I think this is a deceptively deep novel, and the more I think about it, the cleverer it seems and the more it’s trying to say. This is a book of ideas and ideals, full of symbolism. The architects of the title are not simply designers of buildings; we talk about architects of revolution, and the buildings are symbolic of the brave new world itself and the regime. Although impressive and imposing on the outside, they crumble and crack under the veneer and it’s obvious that Heym is using this imagery as an analogy for communism under Soviet control. The novel brilliantly captures life under communist rule in East Germany with its petty party politics and flexible loyalties, and some of the scenes where Sundstrom is conversing with his superior, almost in coded speech, are quite chilling.
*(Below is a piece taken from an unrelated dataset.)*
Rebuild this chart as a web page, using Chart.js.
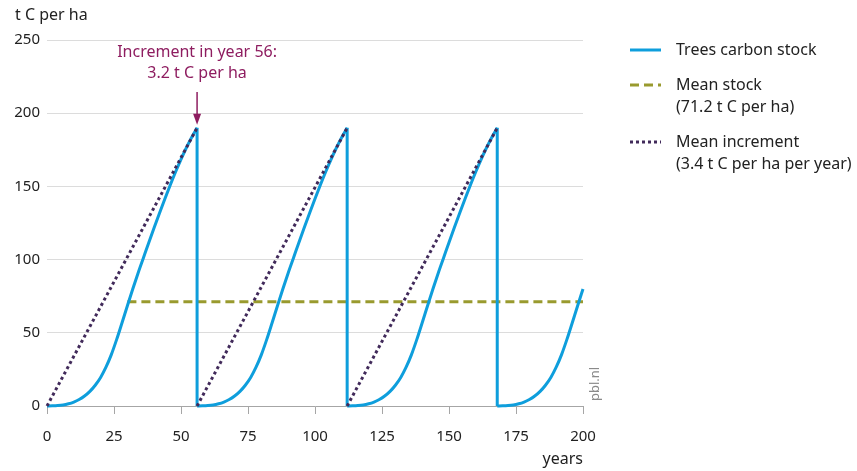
<!DOCTYPE html>
<html>
<head>
<meta charset="utf-8">
<script src="https://cdn.jsdelivr.net/npm/chart.js@4/dist/chart.umd.min.js"></script>
<style>
  html, body { margin: 0; padding: 0; background: #fff; }
  #wrap { width: 857px; height: 471px; position: relative; }
</style>
</head>
<body>
<div id="wrap"><canvas id="myChart"></canvas></div>
<script>
// one rotation of the stand (age in years, t C per ha)
const rotationAge = [0, 2, 4, 6, 8, 10, 12, 14, 16, 18, 20, 22, 24, 26, 28,
  30, 32, 34, 36, 38, 40, 42, 44, 46, 48, 50, 52, 54, 56];
const rotationStock = [0, 0.1, 0.3, 0.7, 1.5, 2.7, 4.4, 6.8, 10, 14.2, 19.5, 26.5, 35.1, 45.5, 56.9,
  68.5, 79.9, 90.9, 101.3, 111.7, 121.9, 131.9, 141.6, 151, 160, 168.5, 176.4, 183.6, 190];
const rotationStarts = [0, 56, 112, 168];
const lastYear = 200;

const meanStock = 71.2;
const meanStockFrom = 30;

const xTicks = [0, 25, 50, 75, 100, 125, 150, 175, 200];
const yTicks = [0, 50, 100, 150, 200, 250];

const legendItems = [
  { lines: ["Trees carbon stock"], style: "solid" },
  { lines: ["Mean stock", "(71.2 t C per ha)"], style: "dash" },
  { lines: ["Mean increment", "(3.4 t C per ha per year)"], style: "dot" },
];

const BLUE = "#0e9edc";
const OLIVE = "#999a2e";
const PURPLE = "#412a5a";
const MAGENTA = "#8e1d60";
const FONT = "'Noto Sans', sans-serif";

// build datasets
const datasets = [];
rotationStarts.forEach((start) => {
  const pts = [];
  rotationAge.forEach((age, i) => {
    if (start + age <= lastYear) pts.push({ x: start + age, y: rotationStock[i] });
  });
  datasets.push({
    data: pts,
    borderColor: BLUE,
    borderWidth: 3,
    cubicInterpolationMode: "monotone",
    pointRadius: 0,
    clip: 6,
    order: 2,
  });
});

// harvest drops
const peak = rotationStock[rotationStock.length - 1];
const drops = [];
rotationStarts.slice(1).forEach((h) => {
  drops.push({ x: h, y: peak }, { x: h, y: 0 }, { x: h, y: null });
});
datasets.push({
  data: drops,
  borderColor: BLUE,
  borderWidth: 3,
  pointRadius: 0,
  spanGaps: false,
  clip: 6,
  order: 2,
});

// mean increment
const inc = [];
rotationStarts.slice(0, -1).forEach((s, i) => {
  const end = rotationStarts[i + 1];
  inc.push({ x: s, y: 0 }, { x: end, y: peak }, { x: end, y: null });
});
datasets.push({
  data: inc,
  borderColor: PURPLE,
  borderWidth: 3,
  borderDash: [3, 3],
  pointRadius: 0,
  spanGaps: false,
  clip: 6,
  order: 1,
});

// mean stock
datasets.push({
  data: [{ x: meanStockFrom, y: meanStock }, { x: lastYear, y: meanStock }],
  borderColor: OLIVE,
  borderWidth: 3,
  borderDash: [9, 5],
  pointRadius: 0,
  clip: 6,
  order: 3,
});

const extras = {
  id: "extras",
  afterDraw(chart) {
    const ctx = chart.ctx;
    const xs = chart.scales.x, ys = chart.scales.y;
    ctx.save();

    // axis titles
    ctx.fillStyle = "#222";
    ctx.font = "16px " + FONT;
    ctx.textBaseline = "middle";
    ctx.textAlign = "left";
    ctx.fillText("t C per ha", 15, 15);
    ctx.textAlign = "right";
    ctx.fillText("years", xs.right, 459);

    // annotation
    const ax = xs.getPixelForValue(56);
    ctx.fillStyle = MAGENTA;
    ctx.textAlign = "center";
    ctx.fillText("Increment in year 56:", ax, 52);
    ctx.fillText("3.2 t C per ha", ax, 73);
    const tipY = ys.getPixelForValue(peak) - 3;
    ctx.strokeStyle = MAGENTA;
    ctx.lineWidth = 1.5;
    ctx.beginPath();
    ctx.moveTo(ax, 92);
    ctx.lineTo(ax, tipY - 8);
    ctx.stroke();
    ctx.beginPath();
    ctx.moveTo(ax - 4, tipY - 11);
    ctx.lineTo(ax + 4, tipY - 11);
    ctx.lineTo(ax, tipY);
    ctx.closePath();
    ctx.fill();

    // watermark
    ctx.save();
    ctx.translate(595, 384);
    ctx.rotate(-Math.PI / 2);
    ctx.fillStyle = "#8a8a8a";
    ctx.font = "13px " + FONT;
    ctx.textAlign = "center";
    ctx.fillText("pbl.nl", 0, 0);
    ctx.restore();

    // legend
    let y = 50;
    legendItems.forEach((item) => {
      ctx.lineWidth = 3;
      ctx.beginPath();
      if (item.style === "solid") { ctx.strokeStyle = BLUE; ctx.setLineDash([]); }
      if (item.style === "dash") { ctx.strokeStyle = OLIVE; ctx.setLineDash([9, 5]); }
      if (item.style === "dot") { ctx.strokeStyle = PURPLE; ctx.setLineDash([3, 3]); }
      ctx.moveTo(630, y);
      ctx.lineTo(661, y);
      ctx.stroke();
      ctx.setLineDash([]);
      ctx.fillStyle = "#222";
      ctx.font = "16px " + FONT;
      ctx.textAlign = "left";
      item.lines.forEach((t, i) => ctx.fillText(t, 676, y + i * 22));
      y += 35 + (item.lines.length - 1) * 22;
    });

    ctx.restore();
  },
};

const config = {
  type: "line",
  data: { datasets: datasets },
  options: {
    responsive: true,
    maintainAspectRatio: false,
    animation: false,
    layout: { padding: { top: 40, right: 274, left: 0, bottom: 0 } },
    plugins: { legend: { display: false }, tooltip: { enabled: false } },
    scales: {
      x: {
        type: "linear",
        min: 0,
        max: 200,
        afterFit: (s) => { s.height = 65; },
        afterBuildTicks: (s) => { s.ticks = xTicks.map((v) => ({ value: v })); },
        grid: { drawOnChartArea: false, drawTicks: true, tickLength: 8, color: "#a6a6a6" },
        border: { color: "#a6a6a6", width: 1 },
        ticks: { color: "#222", font: { family: FONT, size: 15 }, padding: 14, maxRotation: 0 },
      },
      y: {
        min: 0,
        max: 250,
        afterFit: (s) => { s.width = 47; },
        afterBuildTicks: (s) => { s.ticks = yTicks.map((v) => ({ value: v })); },
        grid: { drawTicks: false, color: "#dcdcdc" },
        border: { display: false },
        ticks: { color: "#222", font: { family: FONT, size: 15 }, padding: 7 },
      },
    },
  },
  plugins: [extras],
};

Chart.defaults.font.family = FONT;
const myChart = new Chart(document.getElementById("myChart"), config);
</script>
</body>
</html>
“Read that speech and look at our part of the world … at the houses we build and the goods we make,. the lectures we hear and the novels we write, shoddy, false, unsatisfactory. It’s like a blight that has come over us. It’s a way of running things that has nothing to do with socialism or democracy or even dictatorship of the proletariat. It produces people whose spine is crooked from constantly looking back over their shoulders and whose mind is split from saying one thing and thinking another.”

However, this perhaps make it sounds as if this book is a dry, socialist-realist novel, and it certainly isn’t. Although it’s shot through with the issues it discusses, it’s also a gripping read. The characters are mostly real and fallible, the relationships between them well-drawn and the East German society vividly portrayed. The dovetailing of architecture, ideology, morals and real life is fascinating and perhaps unusual in fiction. However, there was one point where felt that the characterisation suffered a little bit, and this was when it came to the women…

To be more specific, the female characters did come across a little clichéd; maybe if I’m generous this was intentional, and under this kind of regime they’re reduced to stereotypes. However, they did fit into the moulds – the naive beauty (Julia), the ugly but sexually potent woman (Waltraut), the unapproachable, sparkling society girl (Kathchen), the plain party wife (Elise Tolkening); and were often defined very much by their sexuality. Julia’s story is in some places more interesting than her character itself, although she does develop as the book goes on, and her complex relationship with her demanding and irritating son is perhaps meant to mirror the troubled relationship with her father-figure husband. Is her lack of memory of her childhood credible? I thought not at first but then under the communist regime it was often vital to forget in order to survive. But I did find myself questioning the denouement a little as well (SPOILER ALERT!) , as it felt as if Julia was destined to spend her life swapping father figures, as if the loss of her real one had made it impossible for her to have a relationship with someone her own age.

Nevertheless, these are minor quibbles. In the end this was a powerful, gripping novel which really absorbed me and has left me still pondering on its contents days after finishing it. I definitely want to explore more East German fiction if it’s as rich and rewarding as “The Architects” was!